Successful nursing home lawsuits allow victims to recover financial compensation and to hold nursing homes accountable for causing needless suffering.
Get Help from an Elder Abuse Law Firm
Sokolove Law has over 40 years of experience and has recovered billions of dollars in compensation for victims of wrongdoing.
When you work with our nursing home abuse law firm, you get access to a national network of experienced nursing home lawyers. Each year, we process over 400 individual claims. To date, we have recovered $234 Million for victims of elder physical and sexual abuse.
With each case, we strive to make the process of filing a claim as easy as possible for you, so you can focus on yourself and your family.
Your brave decision to fight back against elder abuse will help others, in addition to obtaining justice for your own loved one. If you suspect nursing home abuse or neglect, or if you yourself are being victimized, there are alternatives to suffering in silence.
Contact us now for a free and confidential consultation about your legal rights.
Signs of Elder Abuse and Neglect FAQs
What constitutes elder abuse and neglect?
Elder abuse is the intentional physical or psychological harm or neglect of older adults.
At what age is it considered elderly abuse?
According to the Centers for Disease Control and Prevention (CDC), an older adult is someone aged 60 years or older.
What are the different types of elder abuse?
The National Center on Elder Abuse (NCEA) recognizes seven different types of elder abuse:
- Physical abuse: Using physical force that may cause bodily harm
- Sexual abuse: Engaging in any type of non-consensual sexual contact
- Emotional abuse: Inflicting anguish or distress through verbal or non-verbal actions
- Financial exploitation: Improperly using funds, property, or assets
- Neglect: Failing to fulfill any obligations or duties to an elderly person
- Abandonment: The desertion of an elderly person by someone responsible for providing care
- Self-neglect: Older adult behaving in a way that threatens their own health or safety
Where does elder abuse happen most?
Elder abuse can happen anywhere, including in the older adult’s home, a relative’s home, an assisted living facility, a nursing home, or any other type of care facility.
Elder abuse often affects those who depend on others for help with everyday activities. Sadly, this is often the case in nursing homes, where elderly people who need this level of care tend to live.
What is passive neglect?
The American Medical Association (AMA) defines neglect as the failure to provide goods and services necessary to avoid harm, including personal care, medications, medical attention, nutrition, and a safe environment.

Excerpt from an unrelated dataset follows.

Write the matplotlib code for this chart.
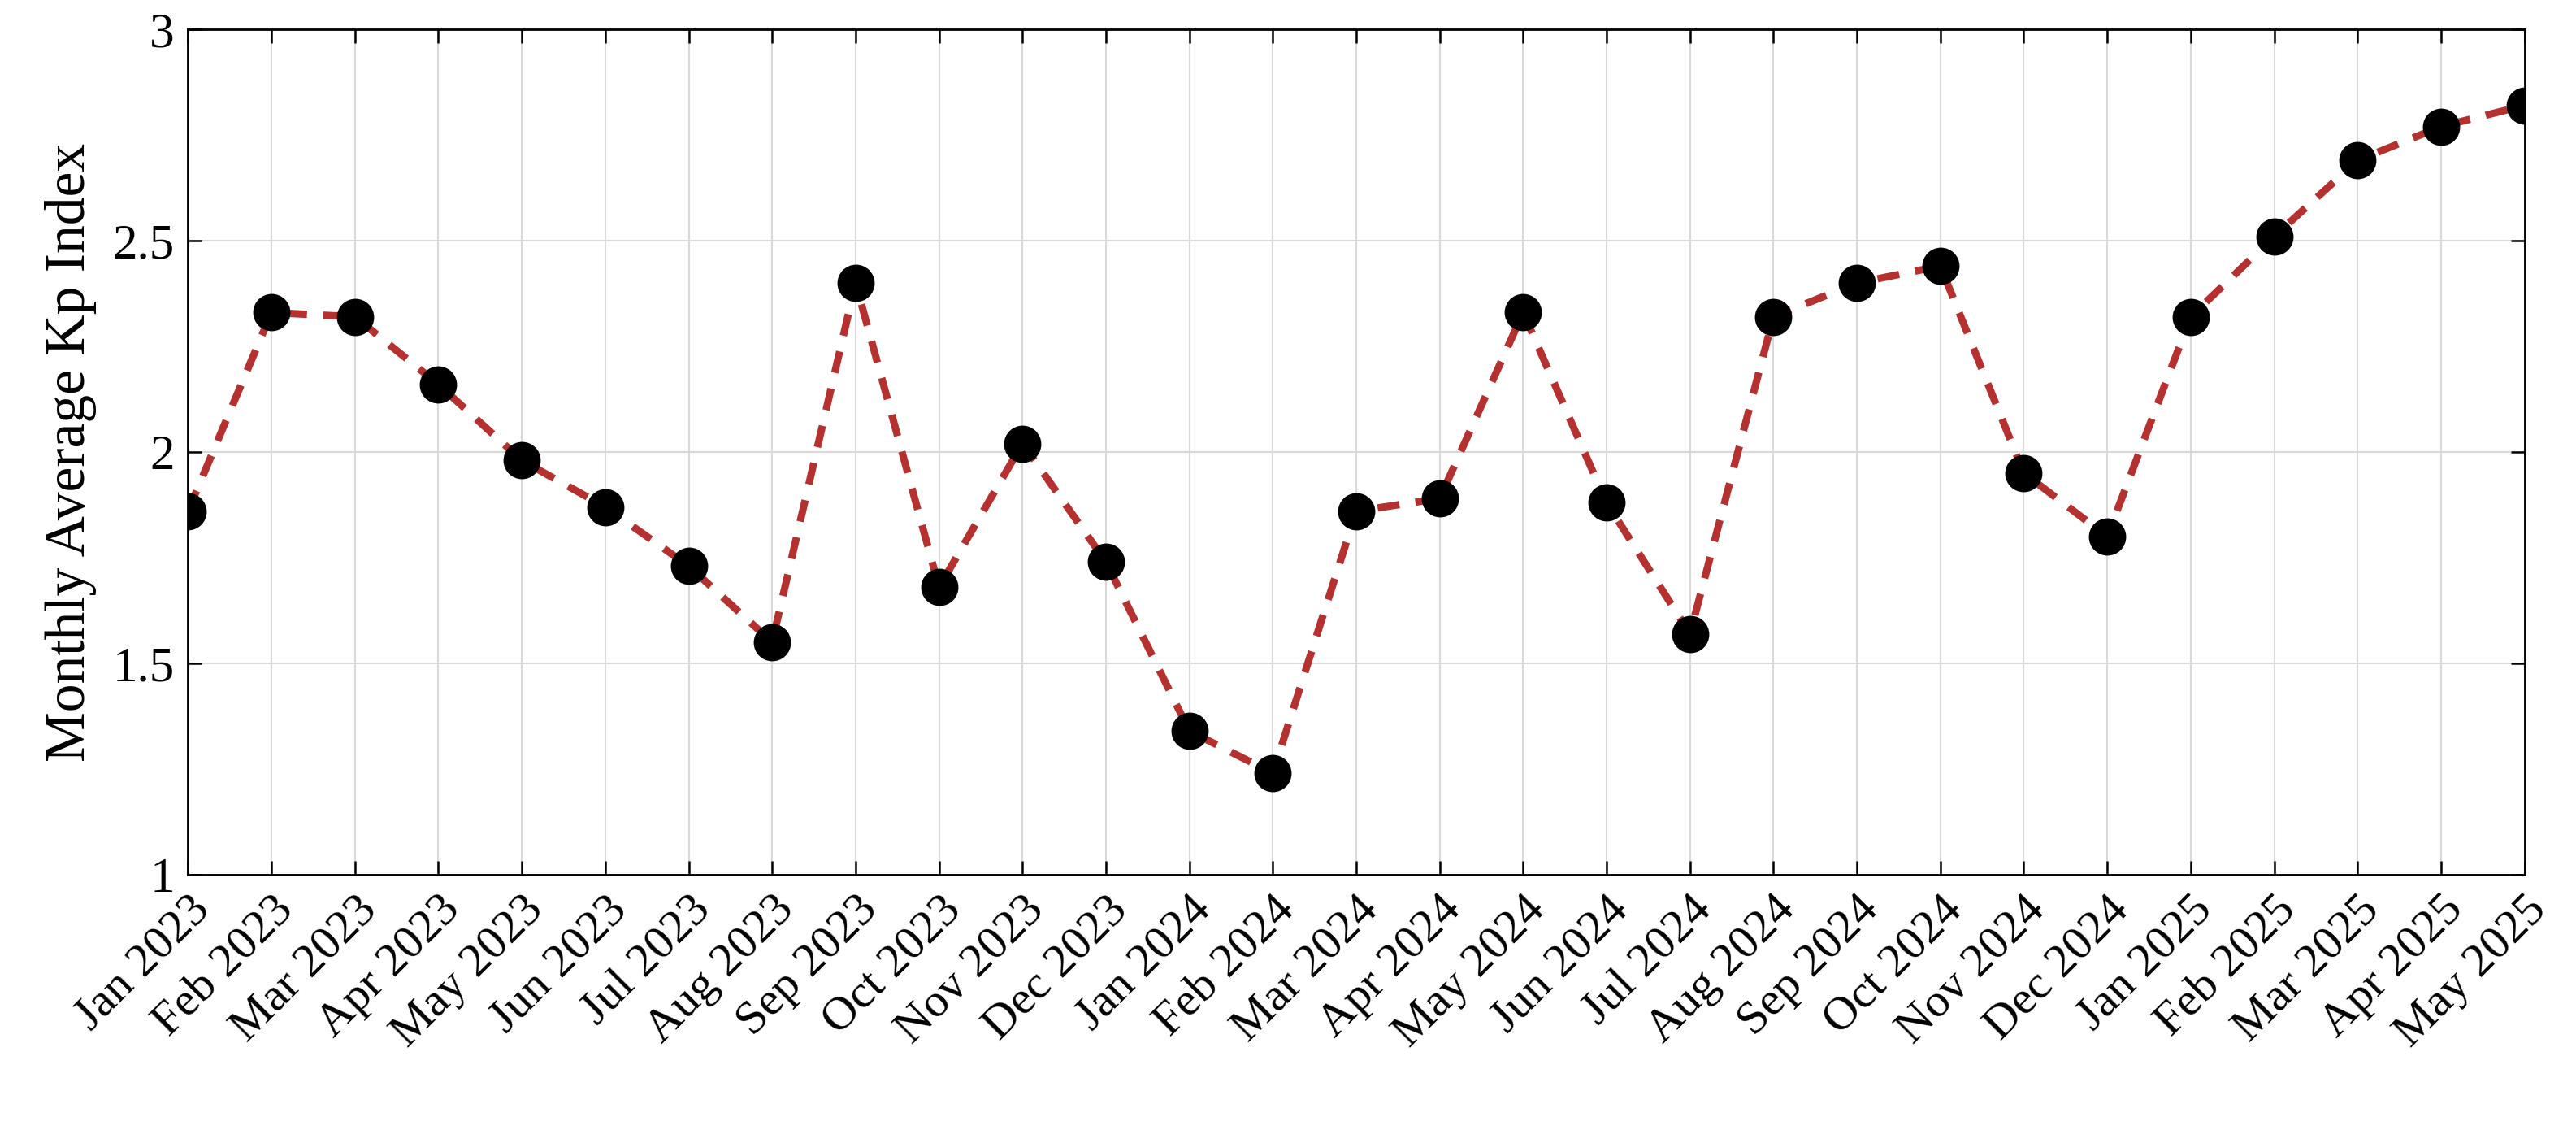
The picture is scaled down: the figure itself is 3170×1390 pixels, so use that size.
import matplotlib
matplotlib.use("Agg")
import matplotlib.pyplot as plt

months = ["Jan 2023","Feb 2023","Mar 2023","Apr 2023","May 2023","Jun 2023","Jul 2023","Aug 2023",
          "Sep 2023","Oct 2023","Nov 2023","Dec 2023","Jan 2024","Feb 2024","Mar 2024","Apr 2024",
          "May 2024","Jun 2024","Jul 2024","Aug 2024","Sep 2024","Oct 2024","Nov 2024","Dec 2024",
          "Jan 2025","Feb 2025","Mar 2025","Apr 2025","May 2025"]
kp = [1.86,2.33,2.32,2.16,1.98,1.87,1.73,1.55,2.40,1.68,2.02,1.74,1.34,1.24,1.86,1.89,
      2.33,1.88,1.57,2.32,2.40,2.44,1.95,1.80,2.32,2.51,2.69,2.77,2.82]
yticks = [1, 1.5, 2, 2.5, 3]
ylabels = ["1", "1.5", "2", "2.5", "3"]

plt.rcParams['font.family'] = ['Liberation Serif', 'DejaVu Serif']
fig = plt.figure(figsize=(31.7, 13.9), dpi=100)
ax = fig.add_axes([0.073, 0.226, 0.907, 0.748])
x = list(range(len(months)))
ax.plot(x, kp, linestyle=(0, (3, 2.2)), color="#b5312f", linewidth=6.5, zorder=2)
ax.plot(x, kp, 'o', color="black", markersize=32, zorder=3)
ax.set_xlim(0, len(months) - 1)
ax.set_ylim(1, 3)
ax.set_xticks(x)
ax.set_xticklabels(months, rotation=45, ha="right", rotation_mode="anchor", fontsize=42)
ax.set_yticks(yticks)
ax.set_yticklabels(ylabels, fontsize=44)
ax.set_ylabel("Monthly Average Kp Index", fontsize=50, labelpad=14)
ax.grid(True, color="#d9d9d9", linewidth=1.5)
ax.set_axisbelow(True)
ax.tick_params(direction="in", length=12, width=1.8, top=True, right=True, pad=12)
for s in ax.spines.values():
    s.set_linewidth(2)
fig.savefig("out.png", dpi=100)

Passive elder neglect often occurs when a caregiver unintentionally fails to act. The reasons for this failure to act include a lack of information or resources. This is different from active neglect, which is considered intentional.
Medically speaking, there are different definitions for active and passive neglect, but it is important to note that the legal consequences for each are almost always the same.
What is the most common type of elder abuse?
According to the National Council on Aging (NCOA), financial exploitation is the most commonly self-reported type of elder abuse. According to the NCEA, neglect is the most common type of elder abuse overall.